Para essa coleção, a Soul Dila lançou duas camisetas e uma ecobag com estampas de coentro. "Na frente das camisetas, a folha aparece de forma minimalista. No fundo, aparece maior, com a lambreta e a moqueca. Pratos que têm como ingrediente central o coentro", diz Roberta.
No plano pessoal, a diretora de marketing conta que ama coentro e que o tempero sempre esteve presente nas suas receitas e nas de sua mãe. “Para mim, o coentro tem muito sabor, frescor e memória afetiva. Tem identidade. É tão nosso, tão Bahia, tão casa", declara.
E se o coentro anda expandindo suas folhas por outros terrenos, por que não se aprofundar na sua utilização de raiz?
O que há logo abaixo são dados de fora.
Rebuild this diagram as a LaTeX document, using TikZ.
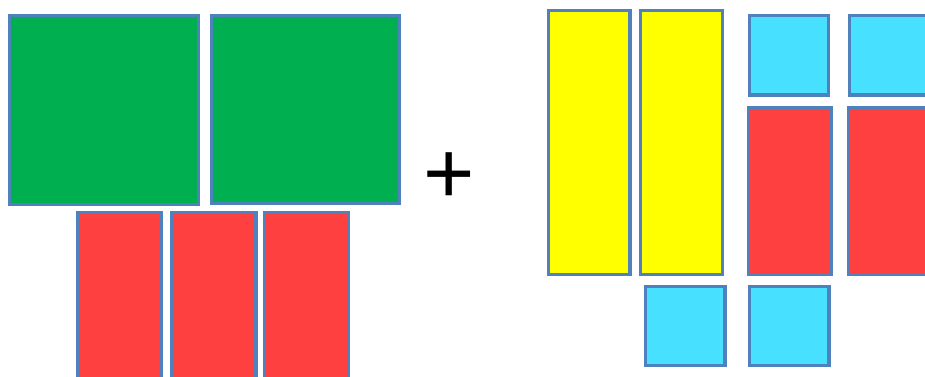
\documentclass[tikz,border=0pt]{standalone}
\usepackage{fontspec}
\setmainfont{Liberation Sans}
\usepackage{xcolor}
\definecolor{tileedge}{RGB}{79,129,189}
\definecolor{tilegreen}{RGB}{0,176,80}
\definecolor{tilered}{RGB}{255,64,64}
\definecolor{tileyellow}{RGB}{255,255,0}
\definecolor{tilecyan}{RGB}{71,224,255}
\tikzset{
  tile/.style={draw=tileedge, line width=3.2pt},
}

\begin{document}
\begin{tikzpicture}[x=1pt, y=-1pt]

  \useasboundingbox (0,0) rectangle (925,376);
  \clip (0,0) rectangle (925,376);

  %--- Left group: two large squares ---
  \draw[tile, fill=tilegreen] (9.6,15.6) rectangle (198.4,204.4);
  \draw[tile, fill=tilegreen] (211.6,15.6) rectangle (399.4,203.4);

  %--- Left group: three long strips below ---
  \draw[tile, fill=tilered] (77.6,212.6) rectangle (161,385);
  \draw[tile, fill=tilered] (171.6,212.6) rectangle (256,385);
  \draw[tile, fill=tilered] (264.6,212.6) rectangle (348.4,385);

  %--- Plus sign ---
  \node[anchor=base, inner sep=0pt] (plus) at (449.5,203.6)
    {\fontsize{88}{88}\selectfont +};

  %--- Right group: two tall strips ---
  \draw[tile, fill=tileyellow] (548.3,10.6) rectangle (630,274.4);
  \draw[tile, fill=tileyellow] (640.6,10.6) rectangle (722.4,274.4);

  %--- Right group: small squares on top ---
  \draw[tile, fill=tilecyan] (749.6,15.6) rectangle (828.6,95);
  \draw[tile, fill=tilecyan] (849.6,15.6) rectangle (935,95);

  %--- Right group: strips in the middle ---
  \draw[tile, fill=tilered] (748.6,107.6) rectangle (831.4,274.4);
  \draw[tile, fill=tilered] (848.6,107.6) rectangle (935,274.4);

  %--- Right group: small squares at the bottom ---
  \draw[tile, fill=tilecyan] (645.6,286.6) rectangle (725,365.4);
  \draw[tile, fill=tilecyan] (749.6,286.6) rectangle (829,365.4);

\end{tikzpicture}
\end{document}
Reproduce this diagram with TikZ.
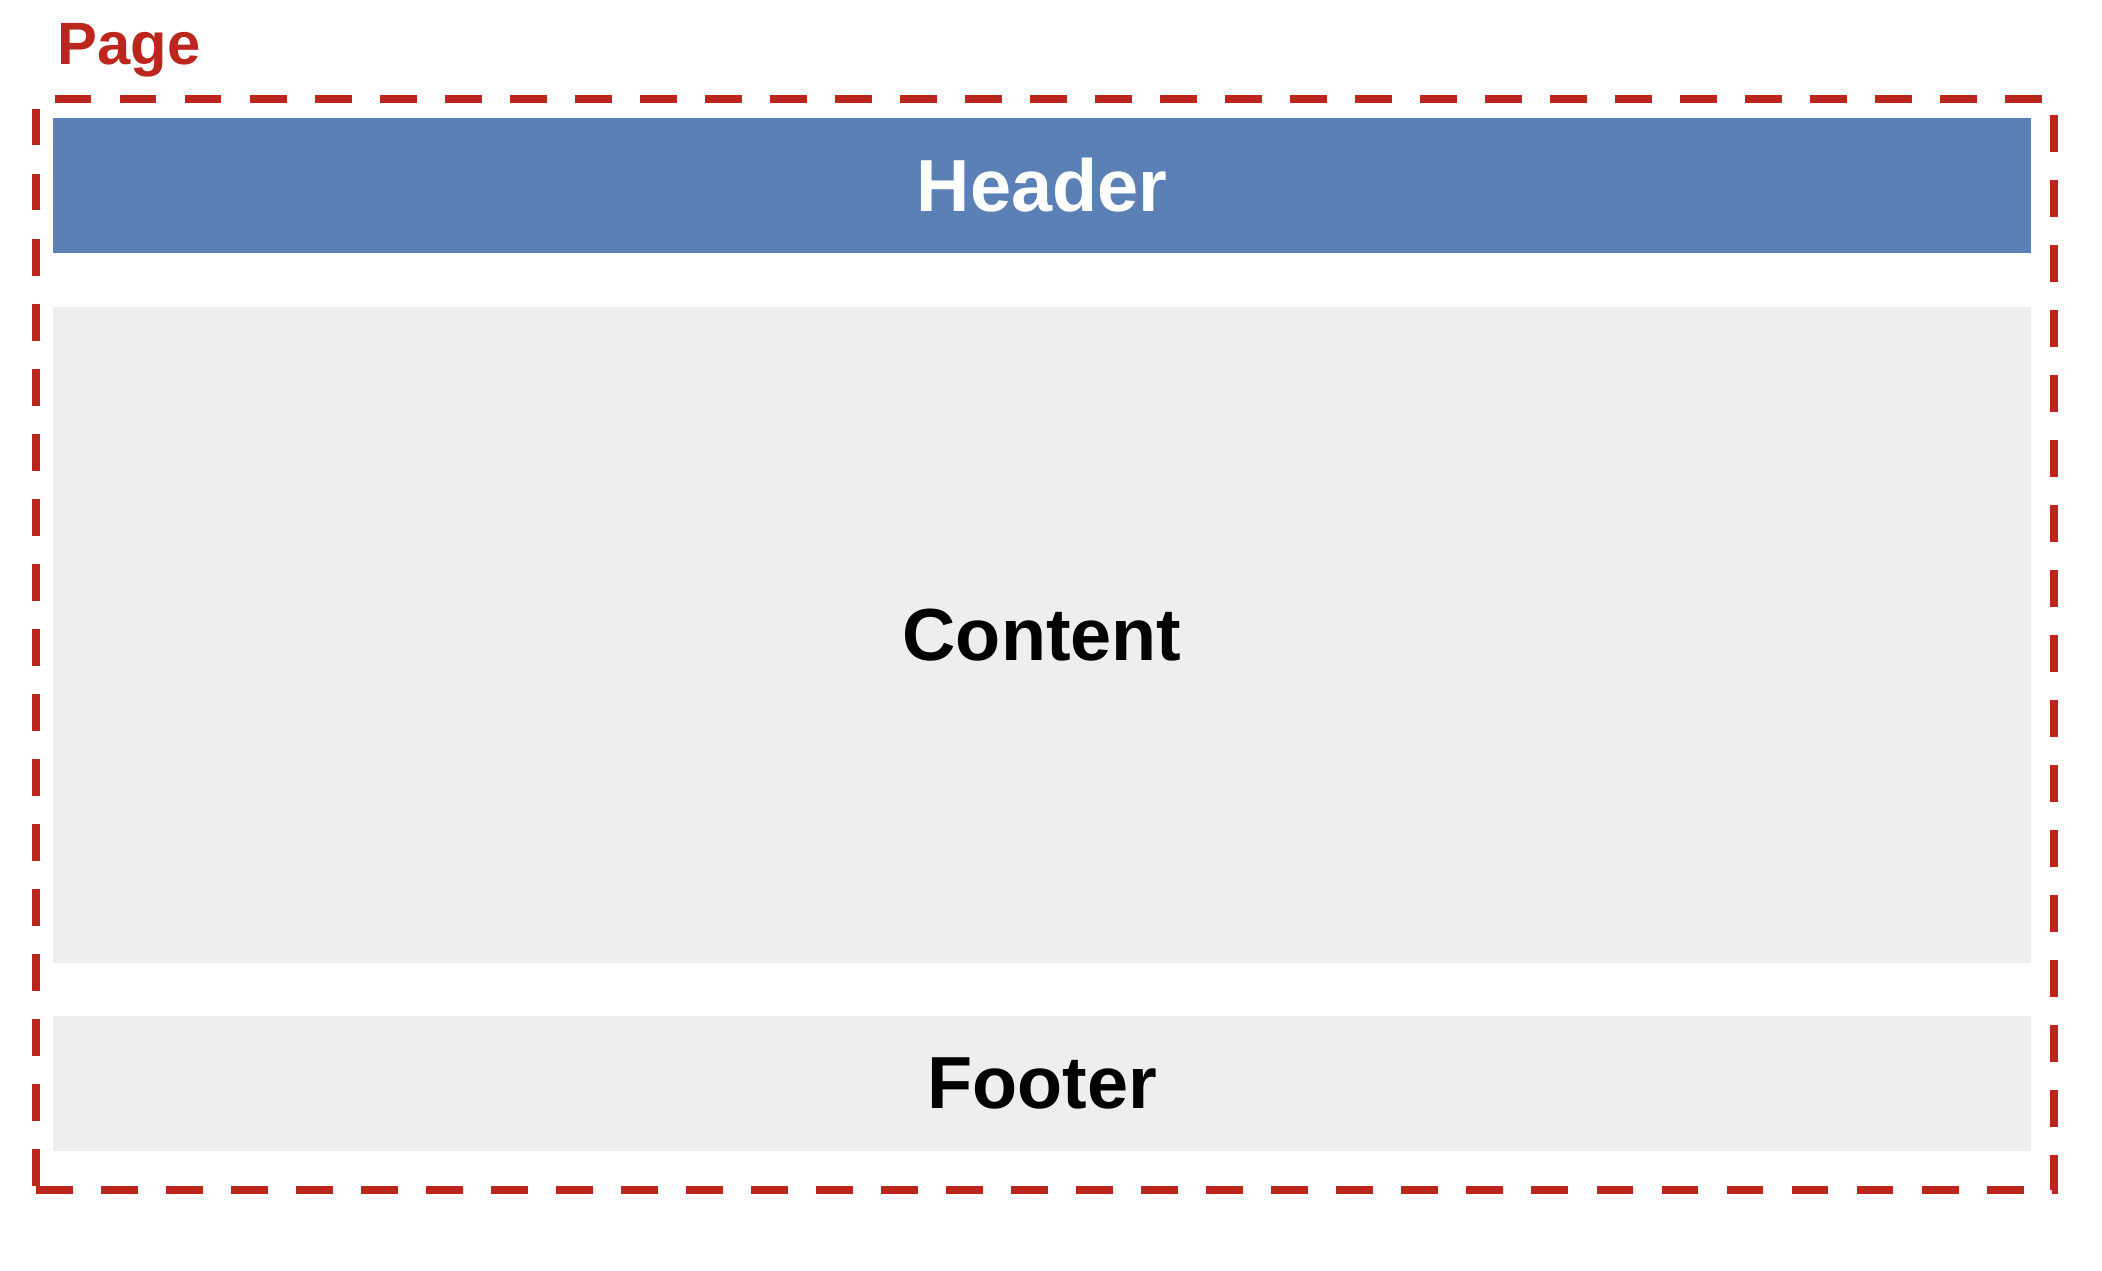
\documentclass[tikz,border=0pt]{standalone}
\usepackage{fontspec}
\setmainfont{Liberation Sans}
\usepackage{xcolor}
\usepackage{tikz}
\usetikzlibrary{positioning}
\definecolor{pagered}{RGB}{187,39,28}
\definecolor{headblue}{RGB}{90,128,182}
\definecolor{boxgray}{RGB}{238,238,238}
\tikzset{part node/.style={rectangle,inner sep=0pt,outer sep=0pt,minimum width=19.78cm,font=\fontsize{21pt}{25pt}\selectfont\bfseries},
	page frame/.style={rectangle,draw=pagered,line width=2.4pt,dash pattern=on 10.5pt off 8pt,inner sep=0pt,outer sep=0pt,minimum width=20.18cm,minimum height=10.91cm},}

\begin{document}
\begin{tikzpicture}[auto,node distance=0.54cm]
	\useasboundingbox (0,0) rectangle (21.02,12.70);
	\node[page frame] (page) at (10.45,6.255) {};
	\node[anchor=base west,text=pagered,font=\fontsize{17pt}{20pt}\selectfont\bfseries,inner sep=0pt] (pagelabel) at (0.57,12.05) {Page};

	\node[part node,fill=headblue,text=white,minimum height=1.35cm] (header) at (10.42,10.845) {Header};
	\node[part node,fill=boxgray,minimum height=6.56cm] (content) [below = of header] {Content};
	\node[part node,fill=boxgray,minimum height=1.35cm] (footer) [below = 0.53cm of content] {Footer};
\end{tikzpicture}
\end{document}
Essa é uma das apostas de Ricardo Vallari, que com 12 anos de experiência no setor gastronômico, estudou para se tornar chef e desde 2023 conduz a cozinha em seu próprio negócio, o restaurante Senhor do Sertão, na Pituba.
Além dos tradicionais usos do tempero, Ricardo decidiu dar mais protagonismo à folha que desperta paixões. Um dos pratos da casa é o guioza de vatapá com coentro, uma espécie de pastel cozido no vapor adaptado de um alimento de origem oriental. "Normalmente, ele é feito de carne de porco e repolho. Na nossa releitura, a gente usa a mesma massa, o mesmo processo de fechar, a mesma cocção e a gente serve com a estética oriental", informa Ricardo. Já o recheio é bem baiano, com pasta de pimenta, vatapá, camarão e, claro, coentro.
Já o Arroz de moqueca com coentro é um prato principal, com porção individual, e não apenas um acompanhamento. "É um prato que tem coentro em todas as suas etapas, no preparo, na base e na finalização", afirma Ricardo. Neto de uma dona de restaurante que servia a pescadores de Cabuçu, Santo Amaro, Ricardo é apaixonado pelo tempero "Não há como dissociar quem é baiano do coentro, né?", indaga o chef, cheio de razão.